Mon Feb 6, 2012, 04:11 PM
Feb 2012

It amazes me, how many of my friends didn't between graduating from college and getting married. I couldn't wait to get a place for myself.

zorahopkins

(1,320 posts)
12. It's Called "CHOICE"
Mon Feb 6, 2012, 04:13 PM
Feb 2012

Many of us prefer to live alone.

We like who we are, and we are completely comfortable with ourselves.

We choose to live alone.

dana_b

(11,546 posts)
15. true! and for some of us, it isn't a choice but a situation
Mon Feb 6, 2012, 04:17 PM
Feb 2012

that we find ourselves in. I hope someday that I am more comfortable with it.

shanti

(21,675 posts)
14. living alone
Mon Feb 6, 2012, 04:16 PM
Feb 2012

is certainly not for everyone. some people are deathly afraid of living alone....but not i. i'm basically a loner who has never lived alone until finally becoming an empty nester two years ago. i really love it, and it has its lonely moments, but this cat lady is doing ok

 

ErikJ

(6,335 posts)
19. I live in that solitude which is painful in youth, but delicious in the years of maturity.
Mon Feb 6, 2012, 10:48 PM
Feb 2012

I live in that solitude which is painful in youth, but delicious in the years of maturity.
-Albert Einstein

Curmudgeoness

(18,219 posts)
20. Most of my adult life, I have chose to live alone......
Mon Feb 6, 2012, 10:55 PM
Feb 2012

with cats. Doing dishes only when I disgust myself----or maybe a few days after that. I love it. It is so peaceful, and if I want company, there are always places to go and things to do. There is never drama here, no fights (well, unless I have to pill the cat). I know this is not for everyone, and some people are afraid or lonely. I am just glad that I can do it.
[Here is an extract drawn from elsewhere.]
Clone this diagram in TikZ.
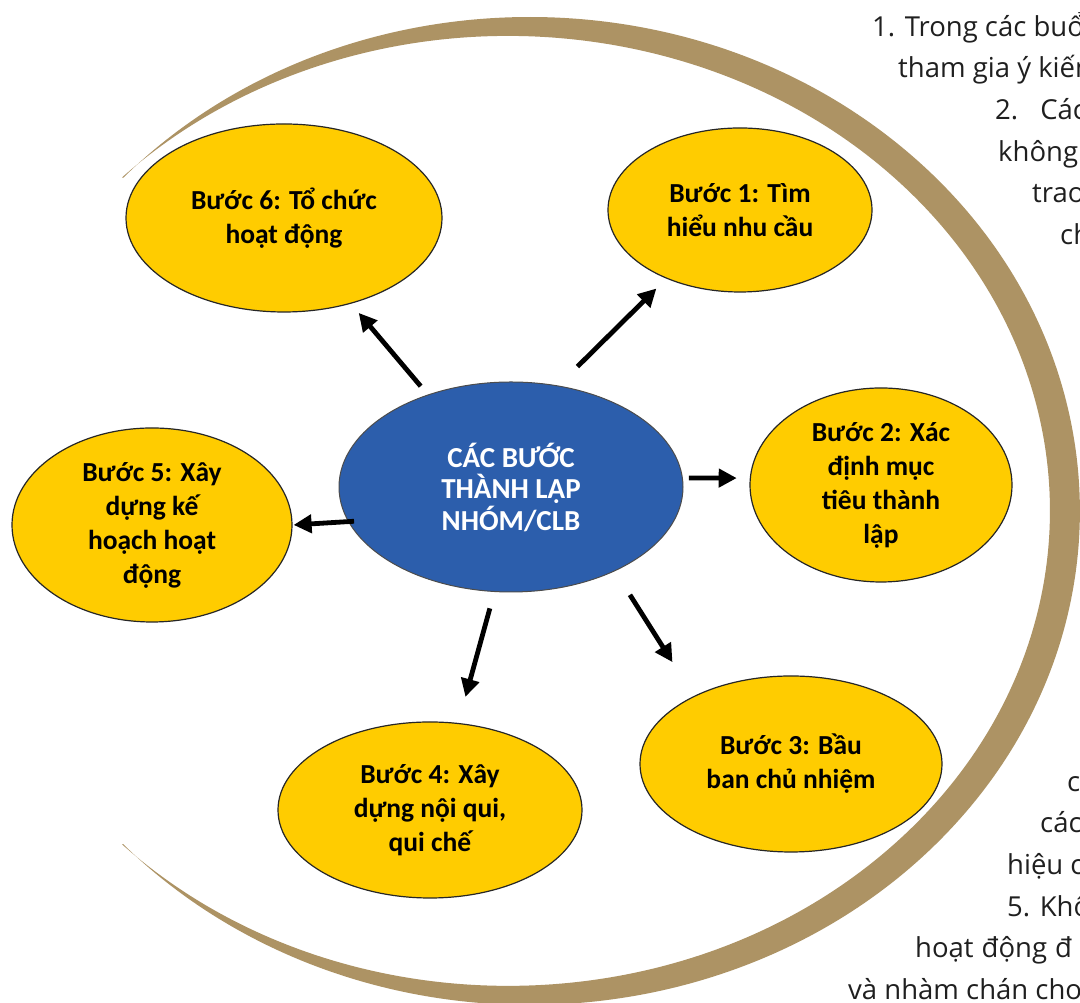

And you can call me an old maid if you want to....I am past caring about that horrid title.

treestar

(82,383 posts)
22. I loved it and was never unhappy about it
Mon Feb 6, 2012, 11:55 PM
Feb 2012

I don't even understand people who don't like it. Could not stand roommates in college. I mean I liked the people, I just hated having someone who could always come into that space and do annoying things.

HeiressofBickworth

(2,682 posts)
24. I've lived alone only once and that was
Tue Feb 7, 2012, 12:19 AM
Feb 2012

for only a couple of years. Parents/siblings until my marriage at 19 (too damned young). By the time that marriage ended, I had a small child. I married again and divorced again. THEN, when the child moved out on her own, I was on my own for a couple of years. It was lovely. The house was always clean, nothing out of place, the dishes always done and put away. People could drop by without notice. I could have some "me" time when I wanted or I could have company -- my choice!! Then my bat-shit crazy mother came to live with me for 8 years, years I'd rather forget. Once I moved out of that, my daughter's husband wanted to get his degree. I had no money to help them so I said they could live with me. That was about 13 years ago. I don't mind having them around, but I have to confess that there are some days I just stand in the middle of the room (any room) thinking of all I would get rid of if I lived alone again. Unfortunately, that choice is no longer available. My retirement is possible because I paid off the house many years ago and the kids and I share the other expenses. I don't have enough to go anywhere else. Neither do they. So here we are.